• **SUPPLIED MATERIAL**:
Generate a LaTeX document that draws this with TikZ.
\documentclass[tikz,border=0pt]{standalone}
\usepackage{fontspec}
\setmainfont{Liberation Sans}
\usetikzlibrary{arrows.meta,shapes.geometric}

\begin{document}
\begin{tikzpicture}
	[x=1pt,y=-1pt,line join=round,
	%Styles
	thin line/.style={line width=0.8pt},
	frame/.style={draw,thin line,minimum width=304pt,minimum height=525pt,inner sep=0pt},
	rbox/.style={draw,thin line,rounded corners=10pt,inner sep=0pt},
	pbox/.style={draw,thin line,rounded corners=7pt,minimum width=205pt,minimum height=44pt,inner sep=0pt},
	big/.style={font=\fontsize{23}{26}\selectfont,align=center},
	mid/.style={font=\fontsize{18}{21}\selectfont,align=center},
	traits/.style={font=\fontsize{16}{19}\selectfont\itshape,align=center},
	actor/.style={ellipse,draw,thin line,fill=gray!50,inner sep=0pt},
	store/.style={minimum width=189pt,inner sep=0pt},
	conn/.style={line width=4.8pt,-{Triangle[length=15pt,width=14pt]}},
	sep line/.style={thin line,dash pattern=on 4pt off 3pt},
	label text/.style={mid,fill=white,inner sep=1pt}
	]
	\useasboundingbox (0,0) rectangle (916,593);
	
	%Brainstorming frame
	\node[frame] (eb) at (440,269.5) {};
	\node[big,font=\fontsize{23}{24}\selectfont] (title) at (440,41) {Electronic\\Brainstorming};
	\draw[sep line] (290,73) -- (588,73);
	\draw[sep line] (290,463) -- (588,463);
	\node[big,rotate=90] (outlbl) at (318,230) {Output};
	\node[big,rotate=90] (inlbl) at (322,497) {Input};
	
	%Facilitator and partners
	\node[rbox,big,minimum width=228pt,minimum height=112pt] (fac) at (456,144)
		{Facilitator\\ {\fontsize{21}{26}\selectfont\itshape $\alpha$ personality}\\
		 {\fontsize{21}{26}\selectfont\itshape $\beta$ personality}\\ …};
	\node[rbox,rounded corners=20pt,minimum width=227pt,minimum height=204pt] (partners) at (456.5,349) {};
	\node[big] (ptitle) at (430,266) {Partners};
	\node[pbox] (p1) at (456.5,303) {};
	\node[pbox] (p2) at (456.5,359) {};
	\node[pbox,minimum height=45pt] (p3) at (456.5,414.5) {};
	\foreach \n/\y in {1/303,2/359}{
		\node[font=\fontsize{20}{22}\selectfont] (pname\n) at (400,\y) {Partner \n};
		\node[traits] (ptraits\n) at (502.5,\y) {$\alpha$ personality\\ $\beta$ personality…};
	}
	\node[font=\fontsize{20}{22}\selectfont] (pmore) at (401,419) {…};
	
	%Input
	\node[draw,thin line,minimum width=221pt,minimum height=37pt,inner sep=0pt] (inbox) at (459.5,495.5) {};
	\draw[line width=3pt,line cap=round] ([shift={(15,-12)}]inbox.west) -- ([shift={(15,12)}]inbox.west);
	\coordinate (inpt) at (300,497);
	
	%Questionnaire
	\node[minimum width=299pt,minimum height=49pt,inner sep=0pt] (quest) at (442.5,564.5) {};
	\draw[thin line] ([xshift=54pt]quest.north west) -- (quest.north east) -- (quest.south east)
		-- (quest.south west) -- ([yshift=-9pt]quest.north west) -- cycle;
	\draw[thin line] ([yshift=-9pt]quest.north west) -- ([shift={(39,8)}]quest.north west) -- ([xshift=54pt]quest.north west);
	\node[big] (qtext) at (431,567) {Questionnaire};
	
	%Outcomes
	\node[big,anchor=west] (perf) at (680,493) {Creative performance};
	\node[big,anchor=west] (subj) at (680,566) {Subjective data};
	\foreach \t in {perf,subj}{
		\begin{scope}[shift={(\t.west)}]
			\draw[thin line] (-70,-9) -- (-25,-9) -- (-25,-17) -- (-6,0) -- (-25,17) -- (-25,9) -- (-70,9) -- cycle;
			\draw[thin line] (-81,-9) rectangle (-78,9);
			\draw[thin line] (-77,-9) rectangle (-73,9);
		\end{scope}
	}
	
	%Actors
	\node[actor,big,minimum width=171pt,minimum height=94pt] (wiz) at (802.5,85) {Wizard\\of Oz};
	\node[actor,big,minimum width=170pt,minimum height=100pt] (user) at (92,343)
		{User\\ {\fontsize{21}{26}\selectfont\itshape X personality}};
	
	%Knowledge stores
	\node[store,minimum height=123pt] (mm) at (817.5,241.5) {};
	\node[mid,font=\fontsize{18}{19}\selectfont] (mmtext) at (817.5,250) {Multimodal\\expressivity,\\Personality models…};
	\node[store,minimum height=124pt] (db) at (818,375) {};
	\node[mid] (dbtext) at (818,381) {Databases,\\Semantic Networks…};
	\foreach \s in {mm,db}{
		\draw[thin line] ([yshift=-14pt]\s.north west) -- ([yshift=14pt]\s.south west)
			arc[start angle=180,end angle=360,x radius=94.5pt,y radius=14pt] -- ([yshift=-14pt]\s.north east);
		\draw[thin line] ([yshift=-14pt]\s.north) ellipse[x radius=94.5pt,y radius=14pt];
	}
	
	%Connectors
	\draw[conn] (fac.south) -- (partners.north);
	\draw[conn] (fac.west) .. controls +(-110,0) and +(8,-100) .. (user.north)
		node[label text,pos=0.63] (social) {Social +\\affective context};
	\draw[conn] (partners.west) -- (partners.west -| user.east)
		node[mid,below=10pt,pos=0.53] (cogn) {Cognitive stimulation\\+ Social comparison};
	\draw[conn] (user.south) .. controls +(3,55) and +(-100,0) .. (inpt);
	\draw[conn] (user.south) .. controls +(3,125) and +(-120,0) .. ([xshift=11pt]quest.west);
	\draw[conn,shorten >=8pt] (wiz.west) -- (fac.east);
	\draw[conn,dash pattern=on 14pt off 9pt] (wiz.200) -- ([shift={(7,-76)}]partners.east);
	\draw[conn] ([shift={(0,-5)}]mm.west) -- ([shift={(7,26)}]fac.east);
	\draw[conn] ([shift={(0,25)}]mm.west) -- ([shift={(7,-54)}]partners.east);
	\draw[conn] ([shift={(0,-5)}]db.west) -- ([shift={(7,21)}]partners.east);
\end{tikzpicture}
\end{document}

• **EXERCISE OBJECTIVE**:
Return every line of the material exactly.

• **PROBLEM SOLUTION**:
Generate a LaTeX document that draws this with TikZ.
\documentclass[tikz,border=0pt]{standalone}
\usepackage{fontspec}
\setmainfont{Liberation Sans}
\usetikzlibrary{arrows.meta,shapes.geometric}

\begin{document}
\begin{tikzpicture}
	[x=1pt,y=-1pt,line join=round,
	%Styles
	thin line/.style={line width=0.8pt},
	frame/.style={draw,thin line,minimum width=304pt,minimum height=525pt,inner sep=0pt},
	rbox/.style={draw,thin line,rounded corners=10pt,inner sep=0pt},
	pbox/.style={draw,thin line,rounded corners=7pt,minimum width=205pt,minimum height=44pt,inner sep=0pt},
	big/.style={font=\fontsize{23}{26}\selectfont,align=center},
	mid/.style={font=\fontsize{18}{21}\selectfont,align=center},
	traits/.style={font=\fontsize{16}{19}\selectfont\itshape,align=center},
	actor/.style={ellipse,draw,thin line,fill=gray!50,inner sep=0pt},
	store/.style={minimum width=189pt,inner sep=0pt},
	conn/.style={line width=4.8pt,-{Triangle[length=15pt,width=14pt]}},
	sep line/.style={thin line,dash pattern=on 4pt off 3pt},
	label text/.style={mid,fill=white,inner sep=1pt}
	]
	\useasboundingbox (0,0) rectangle (916,593);
	
	%Brainstorming frame
	\node[frame] (eb) at (440,269.5) {};
	\node[big,font=\fontsize{23}{24}\selectfont] (title) at (440,41) {Electronic\\Brainstorming};
	\draw[sep line] (290,73) -- (588,73);
	\draw[sep line] (290,463) -- (588,463);
	\node[big,rotate=90] (outlbl) at (318,230) {Output};
	\node[big,rotate=90] (inlbl) at (322,497) {Input};
	
	%Facilitator and partners
	\node[rbox,big,minimum width=228pt,minimum height=112pt] (fac) at (456,144)
		{Facilitator\\ {\fontsize{21}{26}\selectfont\itshape $\alpha$ personality}\\
		 {\fontsize{21}{26}\selectfont\itshape $\beta$ personality}\\ …};
	\node[rbox,rounded corners=20pt,minimum width=227pt,minimum height=204pt] (partners) at (456.5,349) {};
	\node[big] (ptitle) at (430,266) {Partners};
	\node[pbox] (p1) at (456.5,303) {};
	\node[pbox] (p2) at (456.5,359) {};
	\node[pbox,minimum height=45pt] (p3) at (456.5,414.5) {};
	\foreach \n/\y in {1/303,2/359}{
		\node[font=\fontsize{20}{22}\selectfont] (pname\n) at (400,\y) {Partner \n};
		\node[traits] (ptraits\n) at (502.5,\y) {$\alpha$ personality\\ $\beta$ personality…};
	}
	\node[font=\fontsize{20}{22}\selectfont] (pmore) at (401,419) {…};
	
	%Input
	\node[draw,thin line,minimum width=221pt,minimum height=37pt,inner sep=0pt] (inbox) at (459.5,495.5) {};
	\draw[line width=3pt,line cap=round] ([shift={(15,-12)}]inbox.west) -- ([shift={(15,12)}]inbox.west);
	\coordinate (inpt) at (300,497);
	
	%Questionnaire
	\node[minimum width=299pt,minimum height=49pt,inner sep=0pt] (quest) at (442.5,564.5) {};
	\draw[thin line] ([xshift=54pt]quest.north west) -- (quest.north east) -- (quest.south east)
		-- (quest.south west) -- ([yshift=-9pt]quest.north west) -- cycle;
	\draw[thin line] ([yshift=-9pt]quest.north west) -- ([shift={(39,8)}]quest.north west) -- ([xshift=54pt]quest.north west);
	\node[big] (qtext) at (431,567) {Questionnaire};
	
	%Outcomes
	\node[big,anchor=west] (perf) at (680,493) {Creative performance};
	\node[big,anchor=west] (subj) at (680,566) {Subjective data};
	\foreach \t in {perf,subj}{
		\begin{scope}[shift={(\t.west)}]
			\draw[thin line] (-70,-9) -- (-25,-9) -- (-25,-17) -- (-6,0) -- (-25,17) -- (-25,9) -- (-70,9) -- cycle;
			\draw[thin line] (-81,-9) rectangle (-78,9);
			\draw[thin line] (-77,-9) rectangle (-73,9);
		\end{scope}
	}
	
	%Actors
	\node[actor,big,minimum width=171pt,minimum height=94pt] (wiz) at (802.5,85) {Wizard\\of Oz};
	\node[actor,big,minimum width=170pt,minimum height=100pt] (user) at (92,343)
		{User\\ {\fontsize{21}{26}\selectfont\itshape X personality}};
	
	%Knowledge stores
	\node[store,minimum height=123pt] (mm) at (817.5,241.5) {};
	\node[mid,font=\fontsize{18}{19}\selectfont] (mmtext) at (817.5,250) {Multimodal\\expressivity,\\Personality models…};
	\node[store,minimum height=124pt] (db) at (818,375) {};
	\node[mid] (dbtext) at (818,381) {Databases,\\Semantic Networks…};
	\foreach \s in {mm,db}{
		\draw[thin line] ([yshift=-14pt]\s.north west) -- ([yshift=14pt]\s.south west)
			arc[start angle=180,end angle=360,x radius=94.5pt,y radius=14pt] -- ([yshift=-14pt]\s.north east);
		\draw[thin line] ([yshift=-14pt]\s.north) ellipse[x radius=94.5pt,y radius=14pt];
	}
	
	%Connectors
	\draw[conn] (fac.south) -- (partners.north);
	\draw[conn] (fac.west) .. controls +(-110,0) and +(8,-100) .. (user.north)
		node[label text,pos=0.63] (social) {Social +\\affective context};
	\draw[conn] (partners.west) -- (partners.west -| user.east)
		node[mid,below=10pt,pos=0.53] (cogn) {Cognitive stimulation\\+ Social comparison};
	\draw[conn] (user.south) .. controls +(3,55) and +(-100,0) .. (inpt);
	\draw[conn] (user.south) .. controls +(3,125) and +(-120,0) .. ([xshift=11pt]quest.west);
	\draw[conn,shorten >=8pt] (wiz.west) -- (fac.east);
	\draw[conn,dash pattern=on 14pt off 9pt] (wiz.200) -- ([shift={(7,-76)}]partners.east);
	\draw[conn] ([shift={(0,-5)}]mm.west) -- ([shift={(7,26)}]fac.east);
	\draw[conn] ([shift={(0,25)}]mm.west) -- ([shift={(7,-54)}]partners.east);
	\draw[conn] ([shift={(0,-5)}]db.west) -- ([shift={(7,21)}]partners.east);
\end{tikzpicture}
\end{document}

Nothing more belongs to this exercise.